→ **Given information**:

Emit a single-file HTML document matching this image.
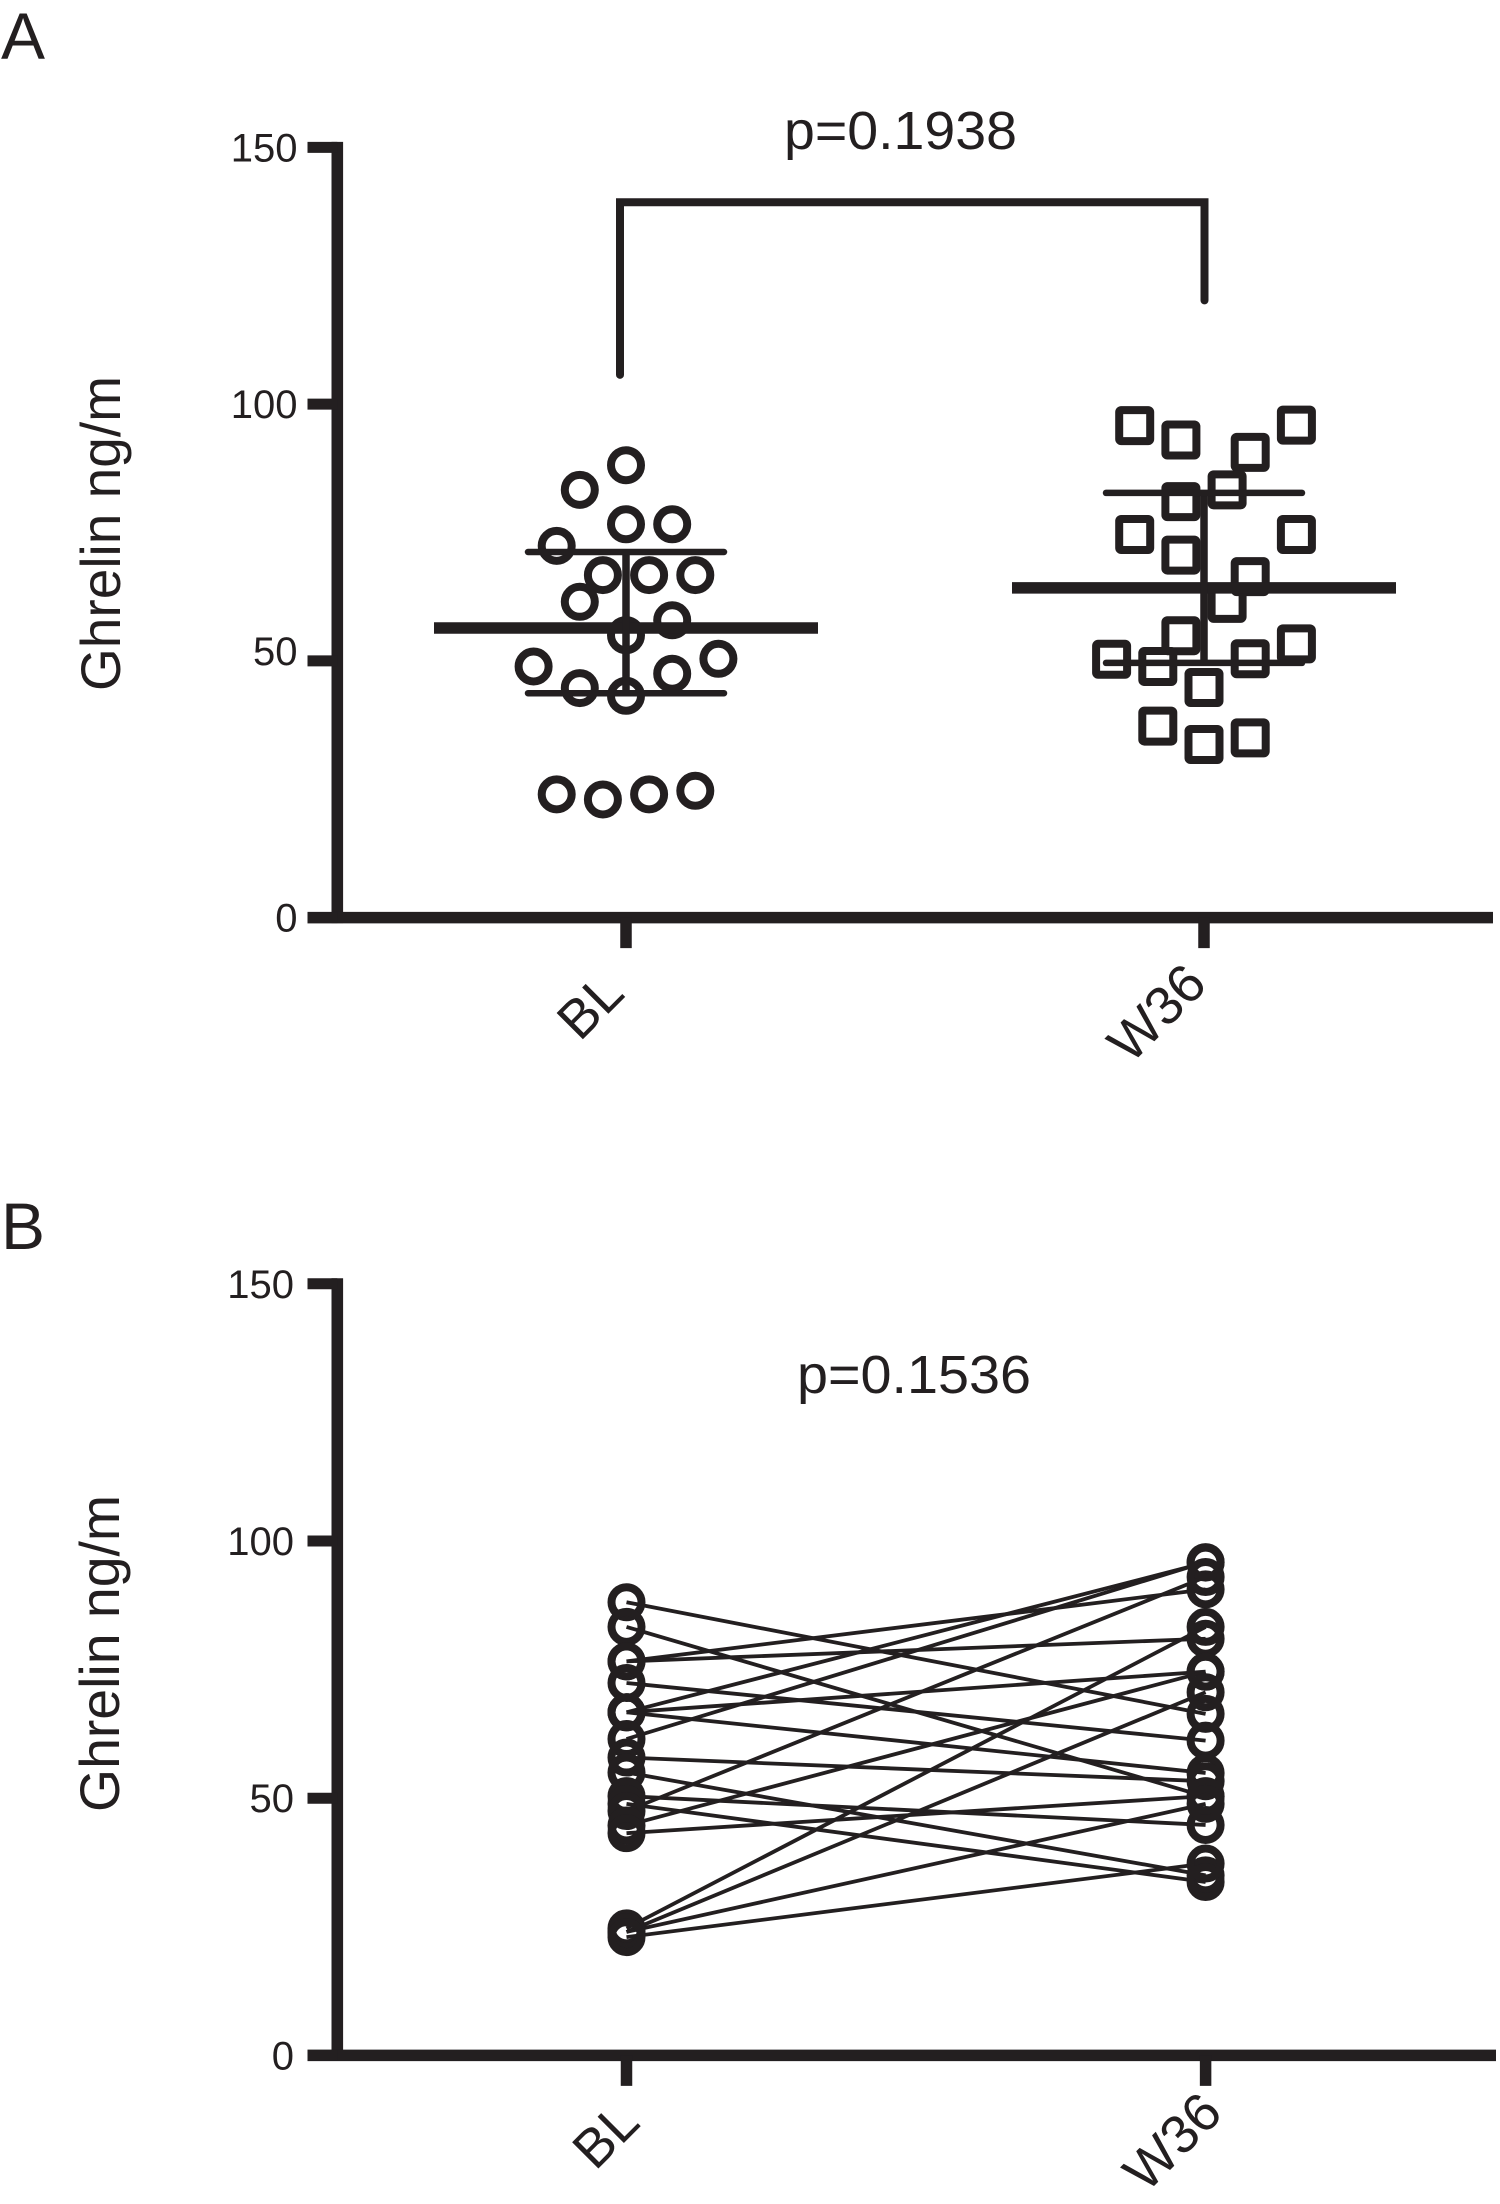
<!DOCTYPE html>
<html lang="en">
<head>
<meta charset="utf-8">
<title>Ghrelin at BL and W36</title>
<style>
html,body{margin:0;padding:0;background:#fff;}
svg{display:block;}
text{font-family:"Liberation Sans",Arial,sans-serif;fill:#231f20;}
</style>
</head>
<body>
<svg id="figure" xmlns="http://www.w3.org/2000/svg" width="1500" height="2204" viewBox="0 0 1500 2204">
  <rect x="0" y="0" width="1500" height="2204" fill="#fff"/>
  <text x="1" y="59" font-size="66">A</text>
  <text x="1" y="1249" font-size="66">B</text>
  <text transform="translate(120,533.5) rotate(-90)" text-anchor="middle" font-size="56" textLength="315" lengthAdjust="spacingAndGlyphs">Ghrelin ng/m</text>
  <text transform="translate(119,1653.5) rotate(-90)" text-anchor="middle" font-size="56" textLength="317" lengthAdjust="spacingAndGlyphs">Ghrelin ng/m</text>
  <text x="784" y="149" font-size="54" textLength="233" lengthAdjust="spacingAndGlyphs">p=0.1938</text>
  <text x="797" y="1393" font-size="54" textLength="234" lengthAdjust="spacingAndGlyphs">p=0.1536</text>
  <g id="panel-a"></g>
  <g id="panel-b"></g>
</svg>
<script>
const categories = ['BL', 'W36'];
const yTicks = [0, 50, 100, 150];

const blValues = [88.1, 83.3, 76.6, 76.6, 72.4, 66.7, 66.7, 66.7, 61.5, 57.9, 55, 50.4, 48.9, 47.5, 44.7, 43.2, 24.7, 24, 24, 23];
const blColumns = [0, -2, 0, 2, -3, -1, 1, 3, -2, 2, 0, 4, -4, 2, -2, 0, 3, -3, 1, -1];

const w36Values = [95.8, 93, 90.6, 95.9, 83.3, 81, 74.6, 74.6, 70.6, 66.4, 61.2, 54.9, 50.3, 48.9, 50.4, 53.3, 44.8, 37.3, 33.7, 35];
const w36Columns = [-3, -1, 2, 4, 1, -1, -3, 4, -1, 2, 1, -1, -4, -2, 2, 4, 0, -2, 0, 2];

const means = [56.4, 64.2];
const upperSd = [71.2, 82.7];
const lowerSd = [43.7, 49.6];

const bracketEnds = [105.7, 120.2];
const bracketTop = 139.3;

const pairedBl = [88.1, 83.3, 76.6, 76.6, 72.4, 66.7, 66.7, 66.7, 61.5, 57.9, 55, 50.4, 48.9, 47.5, 44.7, 43.2, 24.7, 24, 24, 23];
const pairedW36 = [66.4, 50.3, 90.6, 81, 61.2, 95.8, 74.6, 54.9, 95.9, 53.3, 35, 44.8, 33.7, 93, 74.6, 50.4, 83.3, 70.6, 48.9, 37.3];

const INK = '#231f20';
const SVG_NS = 'http://www.w3.org/2000/svg';

function make(parent, tag, attrs) {
  const el = document.createElementNS(SVG_NS, tag);
  for (const k in attrs) el.setAttribute(k, attrs[k]);
  parent.appendChild(el);
  return el;
}

function linearY(zeroPx, pxPerUnit) {
  return function (v) { return zeroPx - v * pxPerUnit; };
}

function categoryX(firstPx, secondPx) {
  return function (i) { return firstPx + i * (secondPx - firstPx); };
}

function drawAxes(g, panel, x, y, opts) {
  const axisLeft = 337.3;
  const tickLeft = 307.5;
  const axisRight = opts.right;
  const topV = yTicks[yTicks.length - 1];

  const yAxis = make(g, 'line', {x1: axisLeft, x2: axisLeft, y1: y(topV) - 5.5, y2: y(0) + 5.5, stroke: INK, 'stroke-width': 11.6});
  
  

  const xAxis = make(g, 'line', {x1: tickLeft, x2: axisRight, y1: y(0), y2: y(0), stroke: INK, 'stroke-width': 11.5});
  
  

  yTicks.forEach(function (t) {
    const tick = make(g, 'line', {x1: tickLeft, x2: axisLeft, y1: y(t), y2: y(t), stroke: INK, 'stroke-width': 11});
    
    

    const nudge = (opts.fiftyNudge && t === 50) ? opts.fiftyNudge : 0;
    const label = make(g, 'text', {x: opts.labelRight, y: y(t) + 14 + nudge, 'text-anchor': 'end', 'font-size': 40});
    label.textContent = String(t);
    
    
  });

  categories.forEach(function (c, i) {
    const tick = make(g, 'line', {x1: x(i), x2: x(i), y1: y(0), y2: y(0) + 30.5, stroke: INK, 'stroke-width': 11.5});
    
    

    const lx = x(i) + opts.catDx[i];
    const ly = y(0) + opts.catDy[i];
    const label = make(g, 'text', {transform: 'translate(' + lx + ',' + ly + ') rotate(-45)', 'text-anchor': 'end', 'font-size': 54});
    label.textContent = c;
    
    
  });
}

function drawCircle(g, cx, cy, name) {
  const m = make(g, 'circle', {cx: cx, cy: cy, r: 15, fill: 'none', stroke: INK, 'stroke-width': 8});
  
  
}

function drawSquare(g, cx, cy, name) {
  const m = make(g, 'rect', {x: cx - 15.5, y: cy - 15.5, width: 31, height: 31, rx: 2, fill: 'none', stroke: INK, 'stroke-width': 8});
  
  
}

/* ---- Panel A ---- */
(function () {
  const g = document.getElementById('panel-a');
  const y = linearY(917.6, 5.135);
  const x = categoryX(626, 1204);
  const columnPx = 23.1;

  drawAxes(g, 'panel-a', x, y, {right: 1493, labelRight: 297.5, fiftyNudge: -10, catDx: [0.5, 5], catDy: [78, 69], labelShift: 0});

  const bracket = make(g, 'path', {
    d: 'M' + (x(0) - 6) + ' ' + y(bracketEnds[0]) + ' V' + y(bracketTop) + ' H' + (x(1) + 0.5) + ' V' + y(bracketEnds[1]),
    fill: 'none', stroke: INK, 'stroke-width': 8, 'stroke-linecap': 'round', 'stroke-linejoin': 'miter'
  });
  
  

  blValues.forEach(function (v, i) {
    drawCircle(g, x(0) + blColumns[i] * columnPx, y(v), 'bl-point-' + (i + 1));
  });
  w36Values.forEach(function (v, i) {
    drawSquare(g, x(1) + w36Columns[i] * columnPx, y(v), 'w36-point-' + (i + 1));
  });

  categories.forEach(function (c, i) {
    const key = c.toLowerCase();
    const meanLine = make(g, 'line', {x1: x(i) - 192, x2: x(i) + 192, y1: y(means[i]), y2: y(means[i]), stroke: INK, 'stroke-width': 11.5});
    
    

    const bar = make(g, 'line', {x1: x(i), x2: x(i), y1: y(upperSd[i]), y2: y(lowerSd[i]), stroke: INK, 'stroke-width': 7.5});
    
    

    const capTop = make(g, 'line', {x1: x(i) - 98, x2: x(i) + 98, y1: y(upperSd[i]), y2: y(upperSd[i]), stroke: INK, 'stroke-width': 6.5, 'stroke-linecap': 'round'});
    
    

    const capBottom = make(g, 'line', {x1: x(i) - 98, x2: x(i) + 98, y1: y(lowerSd[i]), y2: y(lowerSd[i]), stroke: INK, 'stroke-width': 6.5, 'stroke-linecap': 'round'});
    
    
  });
})();

/* ---- Panel B ---- */
(function () {
  const g = document.getElementById('panel-b');
  const y = linearY(2055.4, 5.144);
  const x = categoryX(626.5, 1205.6);

  drawAxes(g, 'panel-b', x, y, {right: 1496, labelRight: 294, fiftyNudge: 0, catDx: [15.5, 19], catDy: [69.5, 60]});

  pairedBl.forEach(function (v, i) {
    const link = make(g, 'line', {x1: x(0), y1: y(v), x2: x(1), y2: y(pairedW36[i]), stroke: INK, 'stroke-width': 3.8});
    
    
  });
  pairedBl.forEach(function (v, i) {
    drawCircle(g, x(0), y(v), 'paired-bl-point-' + (i + 1));
    drawCircle(g, x(1), y(pairedW36[i]), 'paired-w36-point-' + (i + 1));
  });
})();
</script>
</body>
</html>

→ **Problem**:
Copy out every line of the listing that contains the string "document".

→ **Full answer**:
Emit a single-file HTML document matching this image.
  const el = document.createElementNS(SVG_NS, tag);
  const g = document.getElementById('panel-a');
  const g = document.getElementById('panel-b');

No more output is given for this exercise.